The ‘Energy Scouts’ project is a joint initiative set up by the Dortmund Chamber of Commerce (IHK), EnergieAgentur.NRW and Effizienz-Agentur NRW that aims to make apprentices in their region more aware of the importance of energy and resource efficiency. Three REMONDIS apprentices decided to enter the competition, putting their heads together to come up with the “REMONDIS Smart Heater Efficiency” concept that involved them developing an energy-efficient central heating system for one of the office buildings on the Lippe Plant – a concept that has now won them first place.

Smart heating system wins top prize

The three award-winning ‘Energy Scouts’, Mark Feiler, Lea Sacharzek and Jean-Patrick Nolte, developed the project in collaboration with Kai-Erik Sattler and Lukas Matuschka (both responsible for energy management) and have become genuine efficiency heroes. Their new system of decentralised radiators, which are able to factor in door/window movement and outdoor temperatures, can reduce carbon emissions by more than 8,000 kilograms every year and cut energy consumption by 32,000 kilowatt hours. This means that the investment costs can be recovered within just two and a half years.

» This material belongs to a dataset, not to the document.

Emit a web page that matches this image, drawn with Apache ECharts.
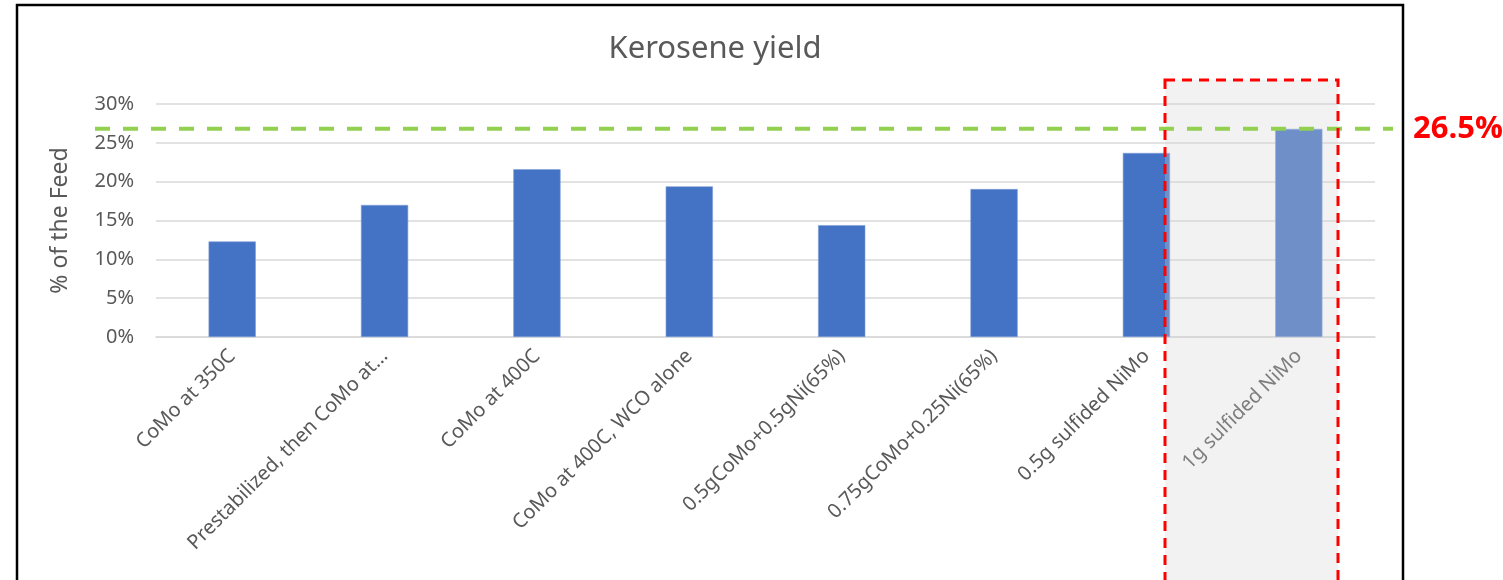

    CO2 emissions can be cut by 8,000kg every year thanks to the REMONDIS Smart Heater Efficiency concept

  • 1st place ahead of 16 other competitors

    • What’s more, REMONDIS’ Smart Heater Efficiency portal makes it possible for the room temperature to be automatically adjusted after office hours, at weekends as well as during the holiday period. While the project is still in the process of being implemented, the team’s idea has already won them a prize. They beat their local competition (16 other competitors) from the districts of Dortmund, Hamm and Unna to take part in the national finals in Berlin at the end of June.

      Mark Feiler, Lea Sacharzek and Jean-Patrick Nolte (from left to right) won Gold for their Energy Scout project idea

Workshops hosted by the Chamber of Commerce

They took a look around and found the input they needed for their idea at one of the office buildings, where the rooms were being aired wrongly, the radiators had old thermostats and were permanently turned on and the outside temperature played no role whatsoever. This was, therefore, also the place where they could save the highest amount of energy. “The high energy consumption levels, which lay at around 160,000 kilowatt hours a year, were crying out for a new and innovative control system,” explained Mark Feiler, who is training to become an industrial management assistant at REMONDIS Production.

To be an ‘Energy Scout’, the apprentices had to recognise where energy consumption could potentially be cut at their employer’s, to document this and to take steps to bring this about.

Before they began working on their concept, the apprentices first took part in a practical workshop organised by the Chamber of Commerce to teach them more about resource conservation and Germany’s switch from fossil fuels to renewables. The workshop was divided up into three modules and enabled them to look into energy and energy efficiency in more detail as well as to enhance their project work and communication skills.